SET TASK:
Print the entries below exactly as they appear, from the first line up to and including the line with "const yTicks = [.25,.3,.35,.4,.45,.5], yLabels". Do not print any pictures.

INFORMATION PROVIDED:
══════════════════════════════

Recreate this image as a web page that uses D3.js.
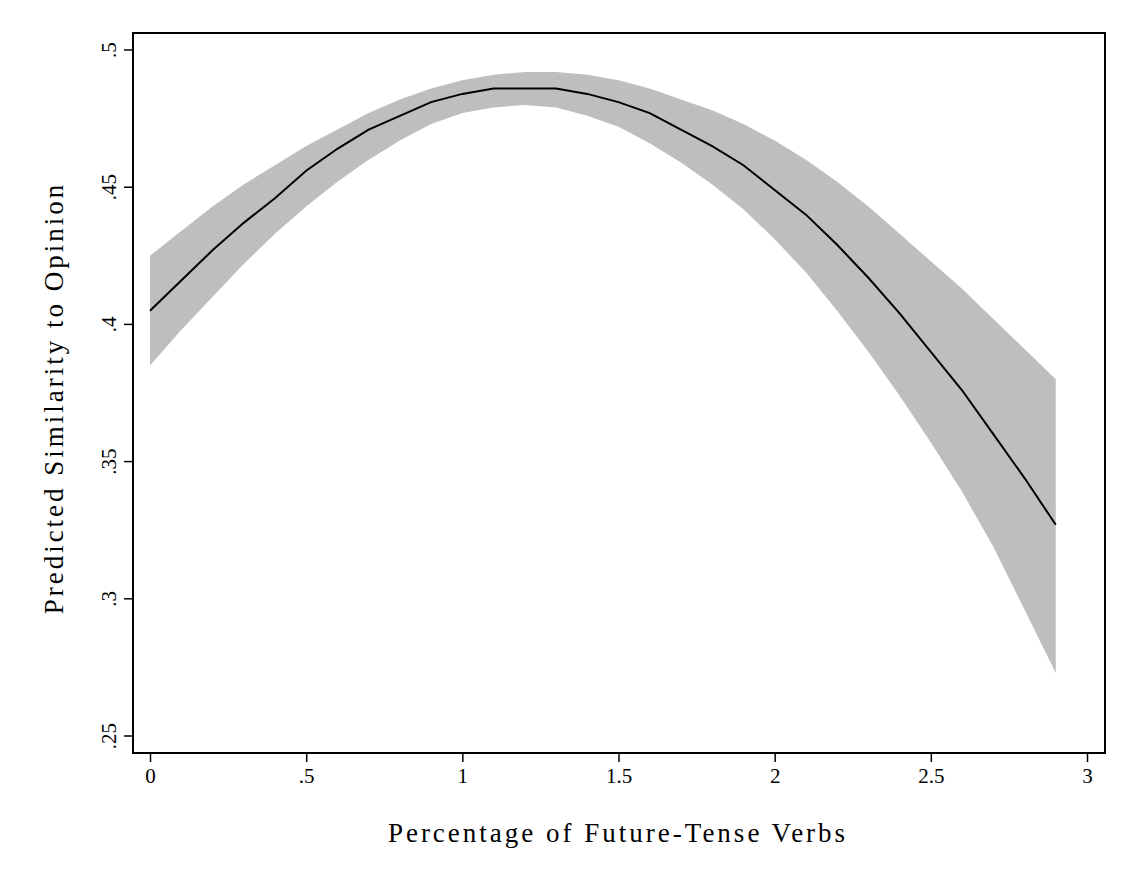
<!DOCTYPE html>
<html><head><meta charset="utf-8">
<script src="https://cdn.jsdelivr.net/npm/d3@7"></script>
<style>body{margin:0;background:#fff}text{font-family:"Liberation Serif",serif;fill:#000}</style>
</head><body>
<script>
const xs = [0,.1,.2,.3,.4,.5,.6,.7,.8,.9,1,1.1,1.2,1.3,1.4,1.5,1.6,1.7,1.8,1.9,2,2.1,2.2,2.3,2.4,2.5,2.6,2.7,2.8,2.9];
const fit = [.405,.416,.427,.437,.446,.456,.464,.471,.476,.481,.484,.486,.486,.486,.484,.481,.477,.471,.465,.458,.449,.440,.429,.417,.404,.390,.376,.360,.344,.327];
const upper = [.425,.434,.443,.451,.458,.465,.471,.477,.482,.486,.489,.491,.492,.492,.491,.489,.486,.482,.478,.473,.467,.460,.452,.443,.433,.423,.413,.402,.391,.380];
const lower = [.385,.398,.410,.422,.433,.443,.452,.460,.467,.473,.477,.479,.480,.479,.476,.472,.466,.459,.451,.442,.431,.419,.405,.390,.374,.357,.339,.319,.296,.273];
const xTicks = [0,.5,1,1.5,2,2.5,3], xLabels = ['0','.5','1','1.5','2','2.5','3'];
const yTicks = [.25,.3,.35,.4,.45,.5], yLabels = ['.25','.3','.35','.4','.45','.5'];

const W = 1133, H = 882, L = 133, R = 1105, T = 33, B = 753;
const x = d3.scaleLinear().domain([0,3]).range([150,1087]);
const y = d3.scaleLinear().domain([.25,.5]).range([736,50]);
const svg = d3.select('body').append('svg').attr('width',W).attr('height',H);
const data = xs.map((v,i)=>({x:v,f:fit[i],u:upper[i],l:lower[i]}));

svg.append('path').datum(data).attr('fill','#bebebe')
  .attr('d', d3.area().x(d=>x(d.x)).y0(d=>y(d.l)).y1(d=>y(d.u)));
svg.append('path').datum(data).attr('fill','none').attr('stroke','#000').attr('stroke-width',2)
  .attr('d', d3.line().x(d=>x(d.x)).y(d=>y(d.f)));

svg.append('rect').attr('x',L).attr('y',T).attr('width',R-L).attr('height',B-T)
  .attr('fill','none').attr('stroke','#000').attr('stroke-width',2);

const xa = svg.append('g').attr('transform',`translate(0,${B})`)
  .call(d3.axisBottom(x).tickValues(xTicks).tickFormat((d,i)=>xLabels[i]).tickSize(9).tickPadding(6));
xa.select('.domain').remove();
xa.selectAll('line').attr('stroke-width',1.5);
xa.selectAll('text').style('font-size','21px').style('font-family','Liberation Serif');

const ya = svg.append('g').attr('transform',`translate(${L},0)`)
  .call(d3.axisLeft(y).tickValues(yTicks).tickFormat((d,i)=>yLabels[i]).tickSize(9));
ya.select('.domain').remove();
ya.selectAll('line').attr('stroke-width',1.5);
ya.selectAll('text').style('font-size','21px').style('font-family','Liberation Serif')
  .attr('text-anchor','middle').attr('transform',d=>`translate(-24,0) rotate(-90)`).attr('x',0).attr('dy','0.35em')
  .attr('transform',d=>`translate(-24,${y(d)}) rotate(-90)`).attr('y',0);
ya.selectAll('.tick').attr('transform',null);
ya.selectAll('.tick line').attr('transform',d=>`translate(0,${y(d)})`);

svg.append('text').attr('x',(L+R)/2-1).attr('y',842).attr('text-anchor','middle')
  .style('font-size','27px').style('letter-spacing','3px').text('Percentage of Future-Tense Verbs');
svg.append('text').attr('transform',`translate(63,${(T+B)/2+5}) rotate(-90)`).attr('text-anchor','middle')
  .style('font-size','27px').style('letter-spacing','3px').text('Predicted Similarity to Opinion');
</script>
</body></html>
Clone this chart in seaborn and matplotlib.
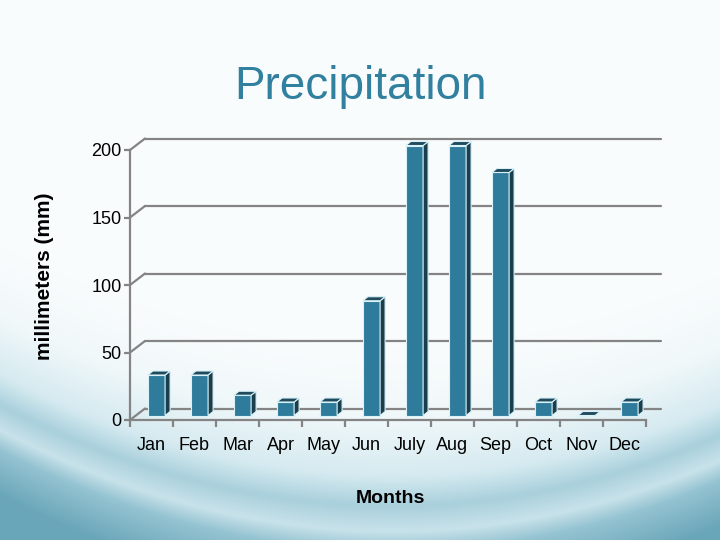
import numpy as np
import pandas as pd
import matplotlib
matplotlib.use("Agg")
import matplotlib.pyplot as plt
import matplotlib.transforms as mtransforms
from matplotlib.patches import Polygon
from matplotlib.colors import to_rgb
import seaborn as sns

# data
months = ["Jan", "Feb", "Mar", "Apr", "May", "Jun", "July", "Aug", "Sep", "Oct", "Nov", "Dec"]
rain_mm = [30, 30, 15, 10, 10, 85, 200, 200, 180, 10, 0, 10]
y_ticks = [0, 50, 100, 150, 200]

df = pd.DataFrame({"month": months, "rain": rain_mm})

FRONT = "#2E7B9C"
SIDE = "#1B3E4D"
TOP = "#1F4B5D"
EDGE = "#D8F2F8"
GRID = "#848484"

sns.set_theme(style="white")
plt.rcParams["font.family"] = ["Liberation Sans", "DejaVu Sans"]

fig = plt.figure(figsize=(7.2, 5.4), dpi=100)

# slide background: white top, teal waves at the bottom
bg = fig.add_axes([0, 0, 1, 1], zorder=-5)
H, W = 540, 720
yy, xx = np.mgrid[0:H, 0:W].astype(float)
u = (xx - 360) / 360
curve = 505 - 85 * u ** 2 + 15 * u
d = yy - curve
stops = [(-160, "#f9fcfd"), (-90, "#f1f8fa"), (-30, "#d5eaf0"), (0, "#a9d0dc"),
         (25, "#c8e2ea"), (45, "#94c3d1"), (90, "#6aa6b9")]
img = np.zeros((H, W, 3))
for c in range(3):
    img[..., c] = np.interp(d, [s[0] for s in stops], [to_rgb(s[1])[c] for s in stops])
bg.imshow(img, aspect="auto", extent=[0, 1, 0, 1], origin="upper")
bg.set_axis_off()

ax = fig.add_axes([130 / 720, 120 / 540, 516 / 720, 270 / 540])
ax.patch.set_alpha(0)
sns.barplot(data=df, x="month", y="rain", color=FRONT, width=0.4, saturation=1,
            edgecolor=EDGE, linewidth=0.8, ax=ax, zorder=3)
ax.set_ylim(0, 200)
ax.set_xlim(-0.5, len(months) - 0.5)

px = fig.dpi_scale_trans
back = ax.transData + mtransforms.ScaledTranslation(15 / 100, 11.5 / 100, px)
mid = ax.transData + mtransforms.ScaledTranslation(5 / 100, 4.5 / 100, px)

# back wall gridlines and the slanted links to the front axis
x0, x1 = ax.get_xlim()
for yv in y_ticks:
    ax.plot([x0, x1], [yv, yv], color=GRID, lw=1.6, transform=back, zorder=1, clip_on=False)
    p_front = ax.transData.transform((x0, yv))
    p_back = back.transform((x0, yv))
    ax.plot([p_front[0], p_back[0]], [p_front[1], p_back[1]], color=GRID, lw=1.6,
            transform=mtransforms.IdentityTransform(), zorder=1, clip_on=False)

# 3D look for each bar: shift the face and add a side and a top
dx, dy = 5, 4
for p in list(ax.patches):
    p.set_transform(mid)
    p.set_clip_on(False)
    (bx0, by0), (bx1, by1) = mid.transform(
        [(p.get_x(), p.get_y()), (p.get_x() + p.get_width(), p.get_y() + p.get_height())])
    side = [(bx1, by0), (bx1 + dx, by0 + dy), (bx1 + dx, by1 + dy), (bx1, by1)]
    top = [(bx0, by1), (bx1, by1), (bx1 + dx, by1 + dy), (bx0 + dx, by1 + dy)]
    for verts, col in ((side, SIDE), (top, TOP)):
        ax.add_patch(Polygon(verts, closed=True, facecolor=col, edgecolor=EDGE, lw=0.8,
                             transform=mtransforms.IdentityTransform(), zorder=3, clip_on=False))

for s in ["top", "right"]:
    ax.spines[s].set_visible(False)
for s in ["left", "bottom"]:
    ax.spines[s].set_color(GRID)
    ax.spines[s].set_linewidth(1.6)

ax.set_yticks(y_ticks)
ax.tick_params(axis="y", which="major", left=True, length=4, width=1.6, color=GRID,
               labelsize=13, pad=2, labelcolor="black")
ax.set_xticks(np.arange(len(months)))
ax.set_xticks(np.arange(-0.5, len(months), 1), minor=True)
ax.tick_params(axis="x", which="major", length=0, pad=12, labelsize=13, labelcolor="black")
ax.tick_params(axis="x", which="minor", bottom=True, length=5, width=1.6, color=GRID)

ax.set_ylabel("millimeters (mm)", fontsize=15, fontweight="bold", color="black")
ax.yaxis.set_label_coords(-0.165, 0.531)
ax.yaxis.label.set_va("center")
ax.set_xlabel("Months", fontsize=14, fontweight="bold", color="black")
ax.xaxis.set_label_coords(0.504, -0.292)
ax.xaxis.label.set_va("center")

fig.text(0.5, 1 - 87 / 540, "Precipitation", ha="center", va="center",
         fontsize=33, color="#31809F")

fig.savefig("out.png", dpi=100)
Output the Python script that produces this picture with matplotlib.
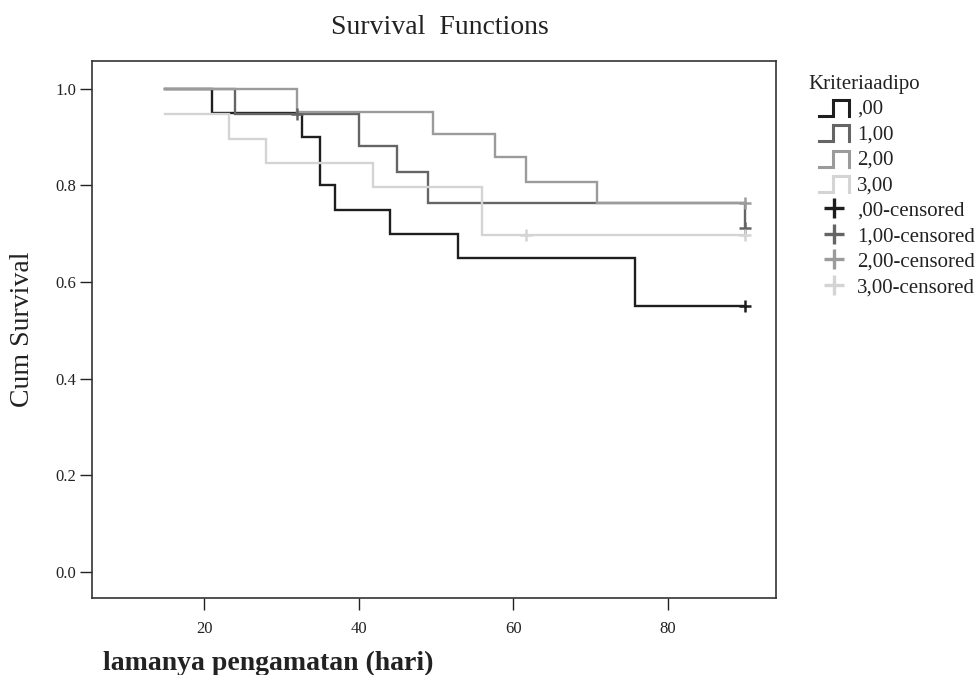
import matplotlib
matplotlib.use("Agg")
import matplotlib.pyplot as plt
from matplotlib.lines import Line2D
from matplotlib.legend_handler import HandlerBase

plt.rcParams['font.family'] = ['Liberation Serif', 'DejaVu Serif']

# ---- data ----
group_labels = [",00", "1,00", "2,00", "3,00"]
censor_labels = [",00-censored", "1,00-censored", "2,00-censored", "3,00-censored"]

g0_times = [15, 21, 32.7, 35, 37, 44, 52.8, 75.8, 90]
g0_surv = [1.0, 0.95, 0.90, 0.80, 0.75, 0.70, 0.65, 0.55, 0.55]
g0_cens_t = [90]
g0_cens_s = [0.55]

g1_times = [15, 24, 40, 45, 49, 90]
g1_surv = [1.0, 0.948, 0.881, 0.828, 0.763, 0.711]
g1_cens_t = [32, 90]
g1_cens_s = [0.948, 0.711]

g2_times = [15, 32, 49.6, 57.6, 61.6, 70.8, 90]
g2_surv = [1.0, 0.952, 0.906, 0.859, 0.807, 0.763, 0.763]
g2_cens_t = [90]
g2_cens_s = [0.763]

g3_times = [15, 23.2, 28, 41.8, 55.9, 90]
g3_surv = [0.947, 0.896, 0.846, 0.797, 0.697, 0.697]
g3_cens_t = [61.7, 90]
g3_cens_s = [0.697, 0.697]

x_ticks = [20, 40, 60, 80]
y_ticks = [0.0, 0.2, 0.4, 0.6, 0.8, 1.0]

colors = ['#1e1e1e', '#656565', '#9b9b9b', '#d4d4d4']

fig = plt.figure(figsize=(9.8, 6.75), dpi=100)
ax = fig.add_axes([0.0939, 0.1141, 0.6979, 0.7960])

series = [(g0_times, g0_surv, g0_cens_t, g0_cens_s),
          (g1_times, g1_surv, g1_cens_t, g1_cens_s),
          (g2_times, g2_surv, g2_cens_t, g2_cens_s),
          (g3_times, g3_surv, g3_cens_t, g3_cens_s)]

for (t, s, ct, cs), c in zip(series, colors):
    ax.step(t, s, where='post', color=c, lw=1.7, solid_joinstyle='miter')
for (t, s, ct, cs), c in zip(series, colors):
    ax.plot(ct, cs, linestyle='none', marker='+', color=c, ms=9, mew=1.8)

ax.set_xlim(5.5, 94)
ax.set_ylim(-0.054, 1.058)
ax.set_xticks(x_ticks)
ax.set_xticklabels([str(v) for v in x_ticks])
ax.set_yticks(y_ticks)
ax.set_yticklabels([f"{v:.1f}" for v in y_ticks])
ax.tick_params(axis='both', direction='out', length=8.6, width=1.0, color='#222222',
               labelsize=12, labelcolor='#222222')
ax.tick_params(axis='y', pad=2.5)
ax.tick_params(axis='x', pad=8)
for sp in ax.spines.values():
    sp.set_color('#333333')
    sp.set_linewidth(1.2)

fig.text(0.449, 0.960, "Survival  Functions", ha='center', va='center', fontsize=20, color='#222222')
ax.set_ylabel("Cum Survival", fontsize=20, color='#222222')
ax.yaxis.set_label_coords(-0.084, 0.5)
fig.text(0.105, 0.008, "lamanya pengamatan (hari)", ha='left', va='baseline', fontsize=20,
         fontweight='bold', color='#222222')


class StepHandler(HandlerBase):
    def create_artists(self, legend, orig_handle, xdescent, ydescent, width, height, fontsize, trans):
        x0 = -xdescent
        y0 = -ydescent - 0.1 * height
        w = width
        h = height * 1.05
        xs = [x0, x0 + 0.46 * w, x0 + 0.46 * w, x0 + w, x0 + w]
        ys = [y0, y0, y0 + h, y0 + h, y0]
        ln = Line2D(xs, ys, color=orig_handle.get_color(), lw=2.2, solid_joinstyle='miter')
        ln.set_transform(trans)
        return [ln]


handles = []
labels = []
for c, lab in zip(colors, group_labels):
    handles.append(Line2D([], [], color=c))
    labels.append(lab)
for c, lab in zip(colors, censor_labels):
    handles.append(Line2D([], [], color=c, linestyle='none', marker='+', ms=15, mew=2.4))
    labels.append(lab)

handler_map = {h: StepHandler() for h in handles[:4]}
fig.text(0.8245, 0.8755, "Kriteriaadipo", ha='left', va='center', fontsize=15, color='#222222')
leg = fig.legend(handles, labels, handler_map=handler_map, loc='upper left',
                 bbox_to_anchor=(0.8357, 0.8535), frameon=False, fontsize=15,
                 handlelength=1.44, handletextpad=0.38, labelspacing=0.27,
                 borderpad=0.0, borderaxespad=0.0, handleheight=0.75)
for txt in leg.get_texts():
    txt.set_color('#222222')

fig.savefig("out.png", dpi=100)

══════════════════════════════

RESULT FOR THIS EXERCISE:
Recreate this image as a web page that uses D3.js.
<!DOCTYPE html>
<html><head><meta charset="utf-8">
<script src="https://cdn.jsdelivr.net/npm/d3@7"></script>
<style>body{margin:0;background:#fff}text{font-family:"Liberation Serif",serif;fill:#000}</style>
</head><body>
<script>
const xs = [0,.1,.2,.3,.4,.5,.6,.7,.8,.9,1,1.1,1.2,1.3,1.4,1.5,1.6,1.7,1.8,1.9,2,2.1,2.2,2.3,2.4,2.5,2.6,2.7,2.8,2.9];
const fit = [.405,.416,.427,.437,.446,.456,.464,.471,.476,.481,.484,.486,.486,.486,.484,.481,.477,.471,.465,.458,.449,.440,.429,.417,.404,.390,.376,.360,.344,.327];
const upper = [.425,.434,.443,.451,.458,.465,.471,.477,.482,.486,.489,.491,.492,.492,.491,.489,.486,.482,.478,.473,.467,.460,.452,.443,.433,.423,.413,.402,.391,.380];
const lower = [.385,.398,.410,.422,.433,.443,.452,.460,.467,.473,.477,.479,.480,.479,.476,.472,.466,.459,.451,.442,.431,.419,.405,.390,.374,.357,.339,.319,.296,.273];
const xTicks = [0,.5,1,1.5,2,2.5,3], xLabels = ['0','.5','1','1.5','2','2.5','3'];
const yTicks = [.25,.3,.35,.4,.45,.5], yLabels = ['.25','.3','.35','.4','.45','.5'];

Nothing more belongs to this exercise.